All kidding aside, this is good news for anybody who wants to see a bitcoin ETF. Not the fake trading—that’s simply one more reason to stick with regulated exchanges when you’re trying to make money off the changes in bitcoin’s price. No, the fake trading sucks, that needs to end.
The good news is bitcoin markets are becoming more transparent.
Transparency is good.
As I explained in Why the SEC Will Approve a Bitcoin ETF, SEC needs a way to assess what’s going on in bitcoin markets. Now three different organizations published independent, fact-based analysis of what’s going on in bitcoin markets. The cryptocurrency industry is meeting SEC’s needs.
Is it good that only $273 million of the $6 billion daily trading volume is real? Probably not. But when you look at that $273 million of real activity, you see that bitcoin markets are legit and operating properly. I’ll pull out some facts from Bitwise’s analysis:
- When you exclude exchanges that show fraudulent trading, bitcoin’s actual trade volume is reasonable when compared to other ETF commodities like gold—in fact, total real daily trade volume is roughly equal for both (as a percent of the total market value of each asset).
- The ten regulated exchanges* show almost identical trading patterns, near-identical price, and no evidence of fraudulent activity.
- All indexes for all crypto-related financial products pull their data from regulated exchanges.
- Data shows trading activities have shifted from “retail” investors to institutional market makers—in other words, people trading bitcoin are better educated and better informed than they were before.

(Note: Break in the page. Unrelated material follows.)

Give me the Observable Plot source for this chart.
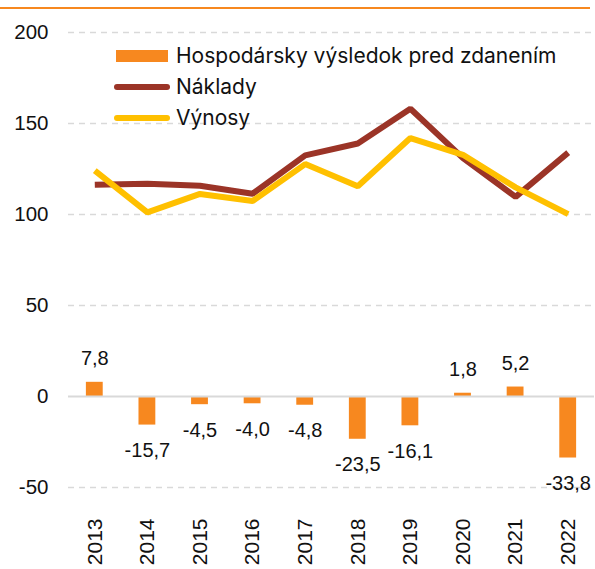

Here’s Bitwise’s case in a nutshell:
Because the Bitwise ETF draws its price data from only regulated exchanges, SEC doesn’t have to worry about fraud and manipulation. Activity on regulated exchanges looks similar to other commodities that have ETFs. Fraudulent activity should not have any bearing on the ETF’s price and manipulators would have to go through a lot of effort and take a lot of risk to sway the ETF price. If they do, Bitwise will have enough data to identify bad actors and suss out culprits—and Bitwise will share that data with SEC.
Bitwise also makes a technical point about SEC’s previous rejection of the Gemini ETF proposal, where SEC claimed the bitcoin futures market was too small to use as a reliable indicator of price. Bitwise argues SEC and Gemini used bad data when assessing bitcoin futures as a pricing mechanism. Because actual bitcoin trading volume is much smaller than previously thought, bitcoin futures make up a much larger portion of bitcoin activity than previously thought. Therefore, SEC should reconsider its assessment.

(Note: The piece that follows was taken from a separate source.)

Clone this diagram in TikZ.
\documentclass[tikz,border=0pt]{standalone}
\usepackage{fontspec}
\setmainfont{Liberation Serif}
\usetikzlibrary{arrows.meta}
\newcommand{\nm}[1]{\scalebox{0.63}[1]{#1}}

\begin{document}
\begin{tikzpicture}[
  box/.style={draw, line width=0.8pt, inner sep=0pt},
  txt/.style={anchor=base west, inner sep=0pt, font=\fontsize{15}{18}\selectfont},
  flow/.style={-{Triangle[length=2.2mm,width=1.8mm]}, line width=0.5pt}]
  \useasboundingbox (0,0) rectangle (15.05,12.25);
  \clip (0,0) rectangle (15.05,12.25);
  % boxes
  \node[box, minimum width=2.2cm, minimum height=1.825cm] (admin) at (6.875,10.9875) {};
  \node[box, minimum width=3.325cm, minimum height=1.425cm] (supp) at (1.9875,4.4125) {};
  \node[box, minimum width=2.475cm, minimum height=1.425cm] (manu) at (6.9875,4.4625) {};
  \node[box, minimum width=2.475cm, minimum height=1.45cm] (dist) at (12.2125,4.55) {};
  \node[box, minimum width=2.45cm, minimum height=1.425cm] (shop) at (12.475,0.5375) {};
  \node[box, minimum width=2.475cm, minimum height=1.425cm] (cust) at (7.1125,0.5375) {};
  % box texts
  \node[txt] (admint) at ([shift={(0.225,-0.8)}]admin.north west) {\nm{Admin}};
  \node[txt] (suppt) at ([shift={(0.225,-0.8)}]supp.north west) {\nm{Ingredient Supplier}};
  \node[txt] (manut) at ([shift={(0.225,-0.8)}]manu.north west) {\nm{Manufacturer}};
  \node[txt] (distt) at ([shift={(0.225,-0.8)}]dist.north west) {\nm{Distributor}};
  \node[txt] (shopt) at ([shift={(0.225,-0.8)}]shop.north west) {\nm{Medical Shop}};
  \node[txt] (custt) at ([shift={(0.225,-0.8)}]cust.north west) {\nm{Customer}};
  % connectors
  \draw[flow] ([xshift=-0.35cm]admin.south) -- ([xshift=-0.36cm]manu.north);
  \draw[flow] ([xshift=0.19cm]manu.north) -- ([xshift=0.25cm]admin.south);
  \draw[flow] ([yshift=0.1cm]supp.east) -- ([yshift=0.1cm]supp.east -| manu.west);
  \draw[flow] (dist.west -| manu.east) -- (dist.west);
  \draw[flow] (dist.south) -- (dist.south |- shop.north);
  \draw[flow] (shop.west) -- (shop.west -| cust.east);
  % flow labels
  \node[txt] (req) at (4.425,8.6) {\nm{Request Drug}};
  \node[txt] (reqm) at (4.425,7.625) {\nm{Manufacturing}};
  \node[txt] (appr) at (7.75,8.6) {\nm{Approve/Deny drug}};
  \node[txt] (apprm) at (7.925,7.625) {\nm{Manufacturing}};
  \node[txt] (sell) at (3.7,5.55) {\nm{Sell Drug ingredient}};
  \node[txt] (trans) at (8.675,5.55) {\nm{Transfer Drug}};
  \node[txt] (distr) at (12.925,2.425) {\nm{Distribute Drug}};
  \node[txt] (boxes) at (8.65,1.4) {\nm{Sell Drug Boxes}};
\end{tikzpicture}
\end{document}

Is any of this enough to settle SEC’s concerns about market manipulation, poor custody, low liquidity, and shoddy pricing?
We shall see.
As I wrote a month ago, “financial professionals continue working to make the bitcoin markets more transparent and orderly. They’re building the case for a bitcoin ETF and they will succeed eventually.”
I stand by those comments and this is further evidence that I’m right.
Could that change? Yes, of course.
For now, though, relax. Negative headlines always get clicks. Truthful analysis usually gets ignored.
Fortunately for you, the SEC prefers truthful analysis.
*Bitwise lists these as regulated exchanges: Binance, Bitfinex, bitFlyer, Bitstamp, Bittrex, Coinbase Pro, Gemini, itBit, Kraken, Poloniex.
(NB—after following up with the team at Crypto Integrity, I discovered Bitwise’s 95% figure may differ from the “true” number because it excludes all of the exchanges that show any fake trading, even though those exchanges certainly have some real trading. But the conclusion—lots of fake trading—matches their own research.)
Mark Helfman is a cryptocurrency commentator and author of Consensusland, a novel about a country that runs on cryptocurrency.